Memorial: May 23-30 2024
Memorial Day falls this week. Create your own memorial to someone or something. It does not have to (but can, if you wish) have anything to do with the military - it can be anything you wish to commemorate, in any artistic medium you like.
Due May 30 by 7:00 p.m.
The Submissions:
by The Kilsigliere
I wasn’t going to originally accept this challenge, both because I didn’t think I had time, and because I didn’t feel particularly inspired to memorialize anything. But like many of the Artpocalypse prompts, the idea lingered in the back of my mind all week, and a thread has emerged that I’m curious to follow.
I was recently listening to a podcast exploring the question, “Are Millennials the most nostalgic generation?” Broadly, the answer was no, but it can seem that way when any generation is losing the cultural relevance and dominance that it once had. The other realization to grapple with is the role that pop culture in general plays in our formative years (whenever your formative years take place), imprinting certain tastes and tendencies on impressionable young minds. This is why music and movies and books that we consume when we are 10, 15, 21 stay with us far longer and with greater strength than anything we might experience as adults.
Nostalgia is a form of remembrance, a memorial, that often seems static or frozen in time. For example, I heard the “Reading Rainbow” theme song a few days ago and was immediately transported back to 1988, sitting cross-legged on the blue corduroy couch in the house I grew up in. I can so clearly see the girl, this earlier version of myself. Which leads me to another strand I followed this week-
Since she died, I’ve been slowly making my way through Toni Morrison’s canon. I am ashamed to say that prior to that, I hadn’t read any of her work. Now I might say she is my favorite writer. I am (usually) a very fast reader. In a normal year, I average a book and a half a week, humble brag. But with Morrison’s work, I cannot speed through. I’ve been making my way through Jazz for well over four months. Her writing is so rich, nuanced. Her characters are staggering in their aliveness, and each thought they have and action they take seems to be towards some universal truth. To be honest, I get exhausted reading her AND I want the books to go on forever.
In Jazz, one of the main characters, Joe, describes becoming “new” seven times in his life, in a really beautiful passage near the midpoint of the book. It made me think about the ways that we all shed AND memorialize our past selves. How nostalgia can become dangerous when it halts our self-development, when it prevents us from becoming who we are supposed to become, at any stage of our lives. Since this isn’t a book report, I won’t go much further- but suffice it to say that the story was striking, and continues to stay with me.

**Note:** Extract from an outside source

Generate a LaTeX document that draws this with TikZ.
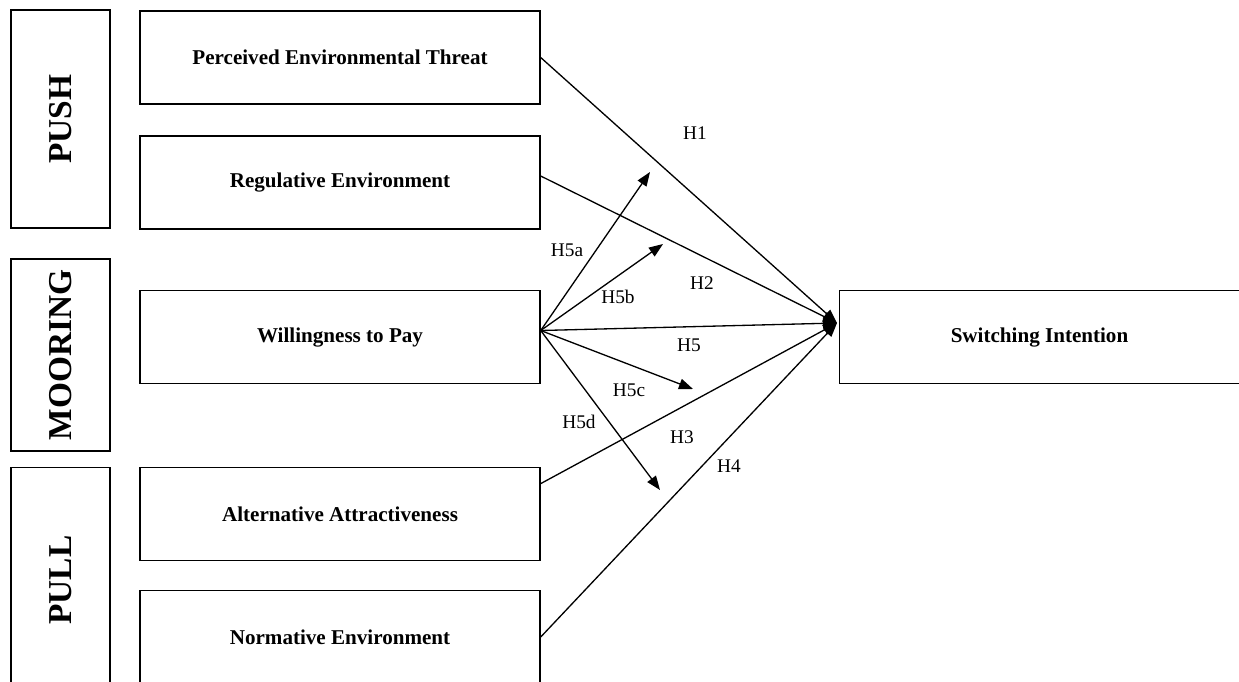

Finally, while pondering how I wanted to share this muddled brain musing in an Artpocalypse appropriate format, I thought it might be fun to memorialize an earlier version of myself….me at 14, in a coffee shop, reading books that were too complicated but I knew were important, and drinking coffee that was too sweet before I learned to really like coffee. In a nostalgic nod to her, with gratitude for what she would become, here is a picture of my book, and my milky-way latte.
- The Kilsigliere
by Heart of Darkness
Complicated feelings about moving inspired a tiny memorial to a few of the (many) addresses I’ve had through the years.
by Anonymous Frau Redux
Phoning this one in this week (meaning I searched “flag” on my phone pics). Sometimes the flag pics are purposeful, a moment of pause to reflect on an event. Sometimes a flag shows up in a pic of something else, playing a part but noted in hindsight.
Check these out from around the country:
The next set is local. After a tornado ripped through the area. One flag shredded, one flag proudly placed by a neighbor, one flag appearing to be untouched in the front garden. The flags are like the experiences of those who serve in the military- damaged physically after weathering the storms, those who sign up to give to hope to others, and those who proudly but quietly stood up to do a job once upon a time.
by Captain Quillard
Admittedly, a pretty ridiculous submission from me this week, but mine is a memorial to the concept of irony. I used to love irony so much, but every day the news brings us more evidence that irony may now be dead. Or maybe it was killed earlier, by hipster youngsters wearing moustaches and bad clothes from the ‘80s to the point where you couldn’t tell if they were doing it ironically or if it was just somehow in fashion now. [shakes fist at sky] Get off my lawn!
Anyway, my memorial to irony features, ironically, Alanis Morrisette, who ironically has no idea what irony actually is. Don’tcha think?
Next Week’s Assignment:
This is self-serving, since I’m in Rhode Island this week, but let’s see you channel your inner Winslow Homer or Willem Dafoe in The Lighthouse and give us your best moody, ocean-themed art. Any medium you like - just make art that represents the ocean in some way. (And you’ll have two weeks, not one, to do it this time.)